Может быть интересно
Я также прихожу к выводу, что между масштабной историей модернизма и движением, именуемым постмодернизмом, гораздо больше преемственности, чем различия.
Мне представляется более обоснованным рассматривать постмодернизм в качестве отдельной разновидности кризиса внутри модернизма, кризиса, подчеркивающего фрагментарную, эфемерную и хаотическую сторону формулировки Бодлера (ту сторону, которую Маркс столь блестяще выявил в качестве внутренне присущей капиталистическому способу производства) и при этом выражающего глубоко скептическое отношение к любым отдельным предписаниям относительно того, как следует воспринимать, представлять или выражать нечто вечное и неизменное.
Все перечисленное уводит постмодернизм за пределы некой точки невозврата, в которой еще возможна какая-либо целостная политика, причем то крыло постмодернизма, которое стремится к бессовестному приспособлению к рынку, твердо становится на путь предпринимательской культуры, являющей собой клеймо реакционного неоконсерватизма.
Постмодернистские философы советуют нам не только принимать фрагментацию и какофонию голосов, посредством которых понимаются проблемы современного мира, но и получать от них удовольствие.
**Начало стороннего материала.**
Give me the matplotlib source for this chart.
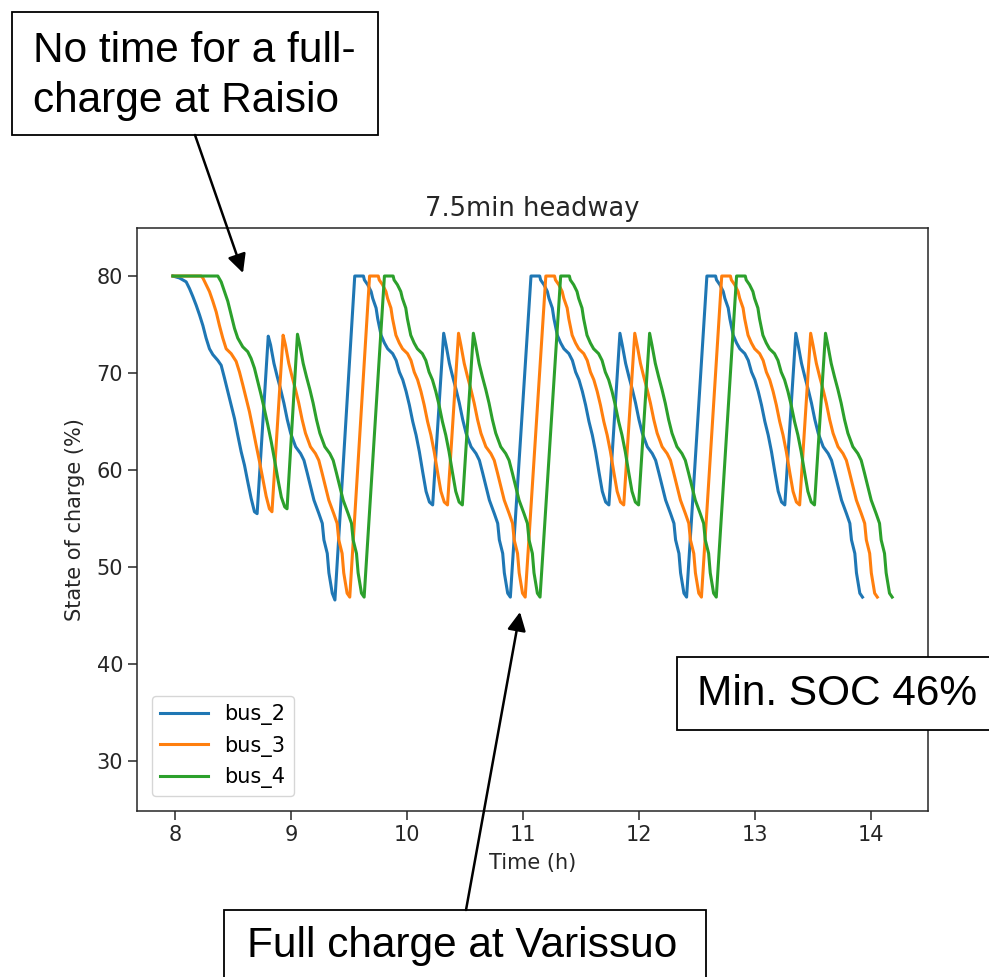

Охваченные деконструкцией и делегитимацией любой формы аргументации, с которой они сталкиваются, они могут прийти лишь к приговору собственному критерию достоверности — той точке, где не остается никакого основания для разумного действия.
Постмодернизм заставляет нас принимать различные виды материализации и декомпозиции, фактически приветствуя маскировку и укрывательство, любые разновидности фетишизма, связанные с локальностью, отдельным местом или социальной группировкой.
Но при этом он отрицает тот тип метатеории, который способен постигнуть политико-экономические процессы (денежные потоки, международное разделение труда, финансовые рынки и т.п.), становящиеся все более универсальными в своих глубине, интенсивности, охвате и власти над повседневной жизнью.
Хуже всего то, что, хотя постмодернистское мышление и открывает радикальную перспективу путем признания аутентичности других голосов, оно тут же лишает эти голоса доступа к более универсальным ресурсам власти, загоняя их в гетто непрозрачной инаковости, специфичности той или иной языковой игры.
Тем самым эти голоса (женщин, этнических и расовых меньшинств, колонизированных народов, безработных, молодежи и т.д.) лишаются силы в мире асимметричных отношений власти. Языковая игра международных банкиров может казаться нам непроницаемой, похожей на кабалу, но с точки зрения властных отношений это не приравнивает ее к столь же непроницаемому языку чернокожего гетто.
Риторика постмодернизма опасна, поскольку она избегает конфронтации с реалиями политической экономии и спецификой глобальной власти.
Показательна наивность выдвинутого Жаном Франсуа Лиотаром «радикального предложения» о том, что открытие банков информации для всеобщего доступа якобы является прологом к радикальным реформам (как если бы у каждого из нас был одинаковый потенциал использовать эту благоприятную возможность).
Это предложение демонстрирует, что даже самые убежденные постмодернисты в конечном счете сталкиваются с необходимостью либо делать какие-то универсализирующие жесты (подобно призыву Лиотара к некоей исконной идее справедливости), либо, как Жак Деррида, уходить в тотальное политическое молчание.
Обойтись без метатеории невозможно. Постмодернизм просто загоняет ее в подполье, где она продолжает действовать в качестве «уже бессознательной эффективности».
Поэтому я согласен с позицией Терри Иглтона, отвергающего позицию Лиотара, для которого «не может быть разницы между истиной, властью и риторической соблазнительностью; властью обладает тот, кто владеет наиболее обтекаемым языком или самой колоритной историей». Восьмилетнее правление харизматического рассказчика в Белом доме свидетельствует о том, что эта политическая проблема исключительно устойчива, а постмодернизм подходит на опасно близкое расстояние к участию в эстетизации политики, на которой он основан.